I congratulate my right hon. Friend on his city technology college initiative, and I am sure that most people outside the House in the inner city areas will be grateful for them. However, who will be responsible for the curriculum for these new colleges and who will monitor standards?

Mr. Baker

The curriculum will be determined as laid out in the booklet on the city technology colleges, and it will depend upon a contract between my Department and the charitable trust that will run the colleges. The colleges will be monitored by Her Majesty's inspectors.

Mr. Flannery

Is the Secretary of State not whistling in the dark? It may be that only four months have passed, but these colleges are a failure, and has not the Minister of State almost admitted that in public statements'? Will not such colleges cream off more students from the local schools? When the employers refuse to give the money, as they most surely will, will not the ordinary people have to pay for this white elephant?

Mr. Baker

The hon. Gentleman knows that the amount of money being provided to the state maintained sector is not being reduced. The money provided for the city technology colleges is extra money, and I expect shortly to announce several more colleges. I was told that one could not be started, but four months after my announcement of the scheme one has been started.

Mr. Pawsey

Is my right hon. Friend aware that the announcement on CTCs will be widely welcomed? For the past 20 years industry has been bemoaning the fact that people leave school without knowledge of technical subjects. Will my right hon. Friend dismiss the carping from Opposition Members as pure ignorance about both industrial and educational matters?

Mr. Baker

Many firms in Britain want to support these colleges, some with substantial sums of money, others with more modest sums. They see these colleges as fulfilling a real need in the inner cities, where the educational needs are greatest.

Mrs. Renée Short

Is the Secretary of State aware that many people regard city technology colleges as a rather ridiculous gimmick, and certainly as an attack on the local education authorities, as my hon.

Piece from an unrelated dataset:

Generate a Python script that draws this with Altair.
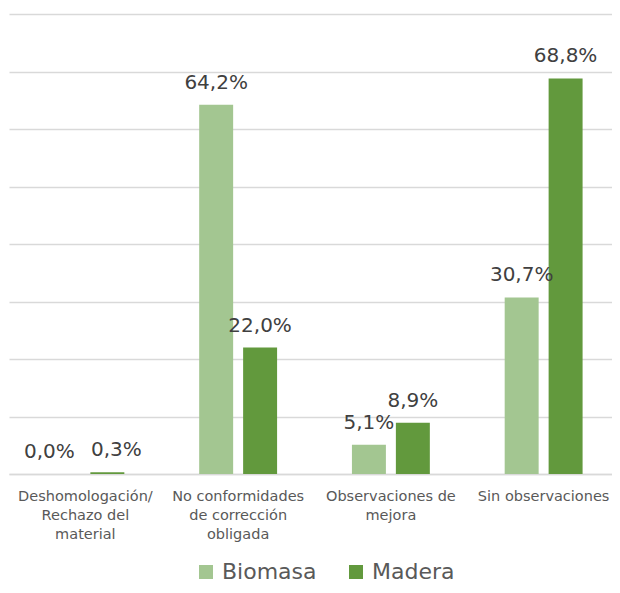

Friend the Member for Sheffield, Hillsborough (Mr. Flannery) said? If the Secretary of State has the additional resources that he says he has, why has he not invested them in polytechnics and universities to improve and build on the scientific base there?

Mr. Baker

I assure the hon. Lady that we are providing a substantial amount for technological education. This year we are extending TVEI nationwide at a cost of £90 million each year for the next 10 years—that is £900 million going straight to the state maintained sector. The hon. Lady says that the CTCs are a gimmick, but I remind her that many families in the inner cities will welcome the choice that these colleges will provide.

Mr. John Mark Taylor

Is my right hon. Friend aware that his initiative is welcome in Solihull, in the south of the borough, in my constituency, and in the north, in the constituency of my hon. Friend the Member for Meriden (Mr. Mills), where it will usefully serve the people? Is he further aware that it will also be welcome as a facility for Birmingham, being on the boundaries of that city, although he did not get the same co-operation from that city as he did from Solihull?

Mr. Baker

I thank the Solihull education authority for being willing to sell a redundant secondary comprehensive school. I am sure that the educational provision in Solihull will be improved significantly, and, in particular, the staying on rate of 16-year-olds.

Mr. Radice

Will the Secretary of State confirm that of the 1,800 companies that he has approached to fund CTCs, only eight have replied favourably? Has not British industry, so far from welcoming the idea, given the Secretary of State's plan a decisive thumbs down?

Mr. Baker

That is simply not true. I do not know where the hon. Gentleman gets his figures from. If he looks at the Financial Times today, he will see that the Davy Corporation has announced, on its own initiative, that it wants to support a CTC in Teesside. What I would like to know from the hon. Gentleman——

Mr. Radice

How many?

Mr. Baker

The hon. Gentleman must wait and see. Fairly soon he will have an answer. Why is he denying parents and children in the inner city areas the opportunity to benefit from this sort of education?